6. Marijuana becomes legal
It became legal to consume marijuana in Canada. And while some proponents hyped the idea that farmers would get rich producing pot, that never happened. There was the moral dilemma of telling kids not to do drugs while showing interest in growing marijuana. Then came the reality of the high cost to entry, a minimum $800,000 per acre to refit a greenhouse with necessary security features. Few Ontario greenhouse growers did start growing pot but teamed up with giant corporations that hold the Health Canada licence.
7. U.S.-China trade war
The shockwaves from the ramifications of the U.S.-China trade war were felt throughout Ontario, as soybean, hog and beef prices dropped drastically. The price for the old soybean crop at North Gower elevator was $13 at the end of May but fell to a year-low of $10.69 by Sept. 18. Chicago Board of Trade soybean prices dropped from US $10.415 on May 25 to US $8.18 on July 13. The livestock market fared no better.

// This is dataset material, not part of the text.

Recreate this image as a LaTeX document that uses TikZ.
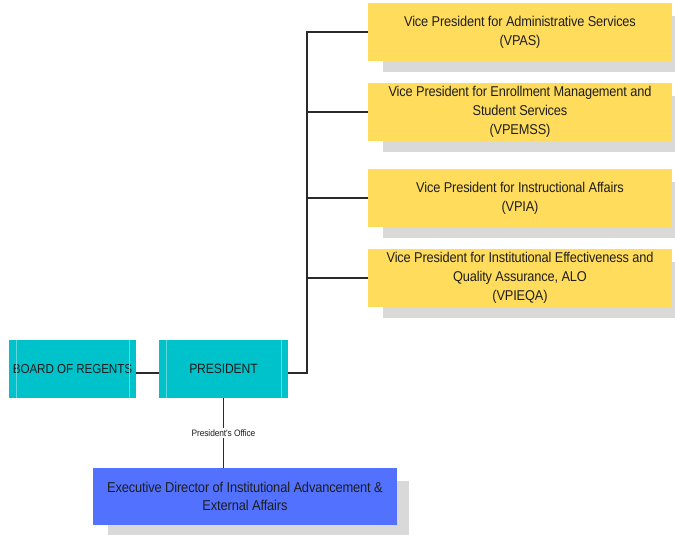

Hog prices were at $204.77 on June 22, but dropped to a year-low of $108.05 on Aug. 31. Prices recovered slightly but were hovering around $135 on Dec. 7. Hog farmers were managing by dipping into reserves, and through August, producers on average were losing $50 to $60 on every hog.
8. Green energy projects cancelled
The Ford government wasted no time cancelling 758 renewable energy contracts, the vast majority of which were solar power. Five wind projects were also cancelled, including the White Pines wind project at Prince Edward County, despite warnings from the company that it might take the province to court. The province did not cancel the Nation Rise Wind Farm, a 33-turbine project due to be up and running in March of 2020 in the North Stormont area. Eastern Ontario is currently home to four wind projects, totalling 127 turbines. Twenty-six turbines started turning on Amherst Island just west of Kingston last June, 86 are on the next island, Wolfe Island, five turbines are inland just west of Kingston and 10 are at Brinston, just southeast of Kemptville.
9. Ford cancels carbon tax
Not only did the Ford government cancel Ontario’s plans for a cap-and-trade tax, but it also vowed to fight Prime Minister Justin Trudeau if the federal Liberals try to impose a carbon tax on the province. “Prime Minister Justin Trudeau does not have the right to ram a carbon tax down the throats of Ontario families and job-creators,” Ford said. While no final report has been issued on what the Ontario cap-and-trade tax cost Ontarians, the provincial auditor general estimated in 2016 that the plan would cost homeowners $156 in 2017 in extra costs on natural gas and gasoline — and rising to $210 in 2019 — just to get minimal greenhouse gas reductions.
10. SOLD: Kemptville College campus
The conclusion of a four-year saga came to an end as North Grenville Township took over the beloved Kemptville College campus last spring. Farmers were upset in 2013 when the then-Liberal government announced plans to close the century-old campus that had become a rite of passage for many farm families. The province gave 633 acres of the original 837 acres and 34 of about 50 buildings to the township, which paid nothing for property. Instead, the township took on a $3.7-million forgivable provincial loan (as long as the municipality uses it to renew infrastructure and develop the campus) and got a $4-million loan to make upgrades. The campus, though owned by the municipality, will be run by an arms-length, not-for-profit entity.